By Kathianne Boniello

The state Department of Transportation is still working out details for building noise walls along the Long Island Expressway in Douglaston, Little Neck and parts of Bayside, one community official said this week.

Most of those details concern potential sound barriers on the north side of the LIE between Marathon and Douglaston parkways, said Community Board 11 President Bernard Haber.

The DOT was required to offer sound barriers to residents affected by noise from the LIE as part of the Cross Island Parkway-LIE interchange project. A 1999 survey of eastern Queens residents yielded such a low response rate the state DOT could not get a consensus on whether residents wanted the noise barriers.

Seeking a higher response rate, the agency recanvassed the area in October and November 2001. Only people identified in DOT studies as being affected by noise from the LIE or those who would be affected once the current construction is completed were surveyed. The state DOT could not be reached for comment this week on the results of the survey.

In 1999 the DOT was seeking to build 12 sound walls, the DOT said, but since then the state has decided at least two of the proposed barriers — on the north side of the LIE near Douglaston Parkway — would not be cost-effective to construct. The agency has proposed vegetative screening for that area instead.

Some residents living near the now eliminated barriers have protested, and Haber said the DOT was working with them to solve the problem.
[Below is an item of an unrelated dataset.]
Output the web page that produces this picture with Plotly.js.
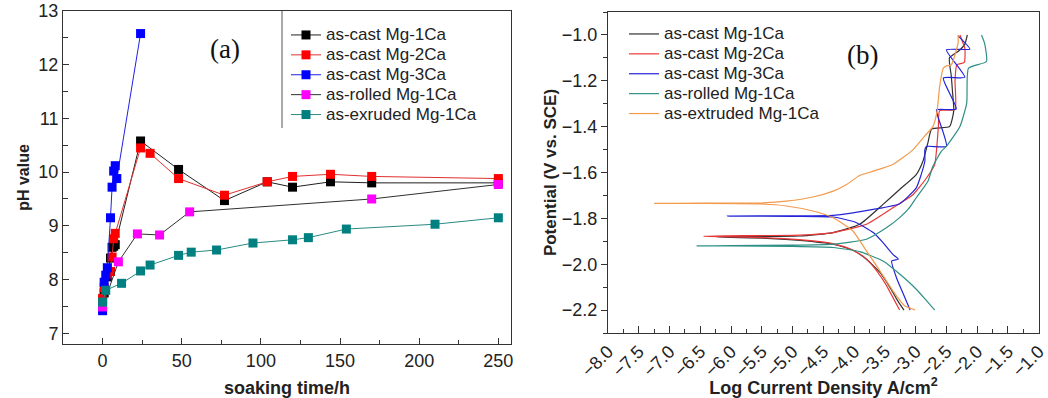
<!DOCTYPE html>
<html><head><meta charset="utf-8">
<script src="https://cdn.plot.ly/plotly-3.0.1.min.js"></script>
<style>body{margin:0;background:#fff}#c{width:1048px;height:398px}</style>
</head><body><div id="c"></div>
<script>
// ---------- Panel (a): pH vs soaking time ----------
const castMg1Ca_t  = [0, 1, 3, 5, 6, 7, 8, 24, 48, 77, 104, 120, 144, 170, 250];
const castMg1Ca_pH = [7.6, 7.75, 8.05, 8.4, 8.6, 8.62, 8.65, 10.58, 10.05, 9.47, 9.82, 9.72, 9.82, 9.8, 9.8];
const castMg2Ca_t  = [0, 1, 3, 5, 6, 7, 8, 24, 30, 48, 77, 104, 120, 144, 170, 250];
const castMg2Ca_pH = [7.65, 7.85, 8.1, 8.15, 8.42, 8.76, 8.86, 10.45, 10.35, 9.88, 9.57, 9.82, 9.92, 9.96, 9.92, 9.88];
const castMg3Ca_t  = [0, 1, 2, 3, 5, 6, 7, 8, 9, 24];
const castMg3Ca_pH = [7.42, 7.95, 8.08, 8.22, 9.15, 9.72, 10.02, 10.12, 9.88, 12.58];
const rolledMg1Ca_t  = [0, 10, 22, 36, 55, 170, 250];
const rolledMg1Ca_pH = [7.49, 8.33, 8.85, 8.83, 9.26, 9.5, 9.77];
const extrudedMg1Ca_t  = [0, 2, 12, 24, 30, 48, 56, 72, 95, 120, 130, 154, 210, 250];
const extrudedMg1Ca_pH = [7.58, 7.8, 7.93, 8.16, 8.27, 8.45, 8.51, 8.55, 8.68, 8.74, 8.78, 8.94, 9.03, 9.15];
const namesA = ["as-cast Mg-1Ca", "as-cast Mg-2Ca", "as-cast Mg-3Ca", "as-rolled Mg-1Ca", "as-exruded Mg-1Ca"];

// ---------- Panel (b): polarization curves (log i, E) ----------
const b_castMg1Ca_logI = [-3.19,-3.29,-3.42,-3.58,-3.80,-4.02,-4.34,-4.88,-5.42,-6.0,-6.23,-6.0,-5.4,-4.88,-4.34,-3.91,-3.53,-3.26,-2.99,-2.88,-2.80,-2.74,-2.45,-2.38,-2.40,-2.42,-2.45,-2.30,-2.20,-2.16];
const b_castMg1Ca_E    = [-2.20,-2.16,-2.10,-2.036,-1.978,-1.939,-1.913,-1.896,-1.887,-1.883,-1.881,-1.880,-1.879,-1.877,-1.862,-1.826,-1.739,-1.674,-1.609,-1.55,-1.47,-1.41,-1.40,-1.33,-1.25,-1.18,-1.10,-1.07,-1.04,-1.00];
const b_castMg2Ca_logI = [-3.26,-3.36,-3.48,-3.63,-3.83,-4.05,-4.35,-4.9,-5.5,-6.1,-6.45,-6.1,-5.5,-4.88,-4.34,-3.80,-3.37,-3.04,-2.82,-2.69,-2.66,-2.63,-2.61,-2.36,-2.36,-2.33,-2.21,-2.20,-2.28];
const b_castMg2Ca_E    = [-2.20,-2.15,-2.09,-2.03,-1.97,-1.935,-1.91,-1.893,-1.884,-1.880,-1.878,-1.876,-1.875,-1.873,-1.862,-1.826,-1.754,-1.696,-1.623,-1.565,-1.50,-1.40,-1.33,-1.326,-1.20,-1.13,-1.12,-1.06,-1.00];
const b_castMg3Ca_logI = [-3.09,-3.20,-3.31,-3.39,-3.28,-3.37,-3.53,-3.69,-3.96,-4.34,-5.0,-6.06,-5.0,-4.34,-3.69,-3.26,-2.99,-2.91,-2.85,-2.85,-2.82,-2.50,-2.64,-2.66,-2.34,-2.55,-2.20,-2.50,-2.12,-2.31];
const b_castMg3Ca_E    = [-2.20,-2.13,-2.06,-1.986,-1.978,-1.957,-1.906,-1.862,-1.819,-1.794,-1.791,-1.790,-1.789,-1.787,-1.761,-1.736,-1.667,-1.609,-1.55,-1.50,-1.486,-1.486,-1.355,-1.326,-1.323,-1.188,-1.185,-1.065,-1.062,-1.004];
const b_rolledMg1Ca_logI = [-2.69,-2.82,-2.99,-3.26,-3.53,-3.91,-4.34,-5.0,-6.0,-6.56,-6.0,-5.0,-4.34,-3.80,-3.47,-3.26,-3.10,-2.99,-2.80,-2.72,-2.58,-2.50,-2.28,-2.17,-2.14,-1.85,-1.88,-1.93];
const b_rolledMg1Ca_E    = [-2.20,-2.16,-2.109,-2.043,-1.986,-1.945,-1.927,-1.922,-1.920,-1.920,-1.919,-1.917,-1.912,-1.891,-1.84,-1.797,-1.753,-1.71,-1.638,-1.573,-1.507,-1.486,-1.399,-1.297,-1.145,-1.116,-1.036,-1.0];
const b_extrudedMg1Ca_logI = [-3.01,-3.18,-3.37,-3.58,-3.80,-4.02,-4.34,-4.67,-5.10,-5.53,-6.5,-7.25,-6.5,-5.53,-5.10,-4.67,-4.34,-4.12,-3.91,-3.69,-3.37,-3.04,-2.85,-2.72,-2.65,-2.61,-2.55,-2.50,-2.42,-2.31,-2.31];
const b_extrudedMg1Ca_E    = [-2.199,-2.181,-2.116,-2.029,-1.942,-1.855,-1.797,-1.768,-1.746,-1.737,-1.735,-1.735,-1.734,-1.733,-1.725,-1.707,-1.681,-1.652,-1.613,-1.594,-1.565,-1.50,-1.44,-1.40,-1.33,-1.225,-1.145,-1.135,-1.13,-1.036,-1.0];
const namesB = ["as-cast Mg-1Ca", "as-cast Mg-2Ca", "as-cast Mg-3Ca", "as-rolled Mg-1Ca", "as-extruded Mg-1Ca"];

const FONT = "Arial, 'Liberation Sans', sans-serif";
const W = 1048, H = 398;
const px = v => v / W, py = v => 1 - v / H;
const legName = s => '<span style="font-size:17px">' + s + '</span>';

const markerColA = ["#000000", "#ff0000", "#0000ff", "#ff00ff", "#008080"];
const lineColA   = ["#202020", "#e03030", "#2020e0", "#303030", "#2a8a84"];
const dataA = [
  [castMg1Ca_t, castMg1Ca_pH], [castMg2Ca_t, castMg2Ca_pH], [castMg3Ca_t, castMg3Ca_pH],
  [rolledMg1Ca_t, rolledMg1Ca_pH], [extrudedMg1Ca_t, extrudedMg1Ca_pH]
];
const traces = [];
dataA.forEach((d, i) => {
  traces.push({
    x: d[0], y: d[1], type: "scatter", mode: "lines+markers", name: legName(namesA[i]),
    xaxis: "x", yaxis: "y", legend: "legend",
    line: {color: lineColA[i], width: 1},
    marker: {symbol: "square", size: 9, color: markerColA[i], line: {width: 0}}
  });
});
const lineColB = ["#303030", "#e8393a", "#2424d8", "#2f8f86", "#f39a4c"];
const dataB = [
  [b_castMg1Ca_logI, b_castMg1Ca_E], [b_castMg2Ca_logI, b_castMg2Ca_E], [b_castMg3Ca_logI, b_castMg3Ca_E],
  [b_rolledMg1Ca_logI, b_rolledMg1Ca_E], [b_extrudedMg1Ca_logI, b_extrudedMg1Ca_E]
];
dataB.forEach((d, i) => {
  traces.push({
    x: d[0], y: d[1], type: "scatter", mode: "lines", name: legName(namesB[i]),
    xaxis: "x2", yaxis: "y2", legend: "legend2",
    line: {color: lineColB[i], width: 1.2, shape: "spline", smoothing: 0.5}
  });
});

const axBase = {showgrid: false, zeroline: false, showline: true, linecolor: "#333", linewidth: 1,
  mirror: true, tickcolor: "#333", tickfont: {family: FONT, size: 18, color: "#222"}};

const layout = {
  width: W, height: H, margin: {l: 0, r: 0, t: 0, b: 0},
  paper_bgcolor: "#fff", plot_bgcolor: "#fff", showlegend: true,
  xaxis: Object.assign({}, axBase, {
    domain: [px(63), px(511)], anchor: "y", range: [-25, 258], tick0: 0, dtick: 50,
    ticks: "inside", ticklen: 6, minor: {dtick: 25, ticks: "inside", ticklen: 4, tickcolor: "#333"},
    title: {text: "<b>soaking time/h</b>", font: {family: FONT, size: 18, color: "#222"}, standoff: 12}
  }),
  yaxis: Object.assign({}, axBase, {
    domain: [1 - 344 / H, 1 - 11 / H], anchor: "x", range: [6.8, 13], dtick: 1,
    ticks: "inside", ticklen: 6, minor: {dtick: 0.5, ticks: "inside", ticklen: 5, tickcolor: "#333"},
    title: {text: "<b>pH value</b>", font: {family: FONT, size: 16, color: "#222"}, standoff: 4}
  }),
  xaxis2: Object.assign({}, axBase, {
    domain: [px(608), px(1039)], anchor: "y2", range: [-8.0, -0.995], tick0: -8, dtick: 0.5, tickformat: ".1f",
    tickangle: -45, ticks: "inside", ticklen: 7, minor: {dtick: 0.25, ticks: "inside", ticklen: 4, tickcolor: "#333"},
    title: {text: "<b>Log Current Density A/cm<sup>2</sup></b>", font: {family: FONT, size: 18, color: "#222"}, standoff: 6}
  }),
  yaxis2: Object.assign({}, axBase, {
    domain: [1 - 333 / H, 1 - 12 / H], anchor: "x2", range: [-2.3, -0.9], tick0: -2.2, dtick: 0.2, tickformat: ".1f",
    ticks: "outside", ticklen: 6, minor: {dtick: 0.1, ticks: "outside", ticklen: 4, tickcolor: "#333"},
    title: {text: "<b>Potential (V vs. SCE)</b>", font: {family: FONT, size: 17, color: "#222"}, standoff: 0}
  }),
  legend: {x: px(286), y: py(20), xanchor: "left", yanchor: "top", bgcolor: "rgba(255,255,255,0)",
    borderwidth: 0, font: {family: FONT, size: 13, color: "#222"}, tracegroupgap: 0},
  legend2: {x: px(624), y: py(19), xanchor: "left", yanchor: "top", bgcolor: "rgba(255,255,255,0)",
    borderwidth: 0, font: {family: FONT, size: 13, color: "#222"}, tracegroupgap: 0},
  shapes: [
    {type: "line", xref: "paper", yref: "paper", x0: px(282), x1: px(282), y0: py(11), y1: py(128),
     line: {color: "#555", width: 1}}
  ],
  annotations: [
    {text: "(a)", xref: "paper", yref: "paper", x: px(225), y: py(49), xanchor: "center", yanchor: "middle", showarrow: false,
     font: {family: "'Liberation Serif', 'Times New Roman', serif", size: 27, color: "#111"}},
    {text: "(b)", xref: "paper", yref: "paper", x: px(862), y: py(55), xanchor: "center", yanchor: "middle", showarrow: false,
     font: {family: "'Liberation Serif', 'Times New Roman', serif", size: 27, color: "#111"}}
  ]
};
Plotly.newPlot("c", traces, layout, {displayModeBar: false, staticPlot: true});
</script></body></html>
“They are seeing what they can do as far as extending wall No. 6 to the west,” Haber said.

If the DOT needs access to private property to build a sound barrier, the spokesman said, and several homeowners do not want a noise wall it can become too expensive for the state to construct them. That is why the state sometimes cannot build a wall even when a majority of residents want one.

Haber, a retired engineer, said residents near Overbrook Street in Douglaston must decide whether to approve a noise barrier because construction of that particular sound wall would force the state to acquire a 2-foot portion of residential property.

A DOT supervisor acknowledged last fall the screening of trees and shrubbery offered little protection from noise but did give residents a visual barrier to the highway.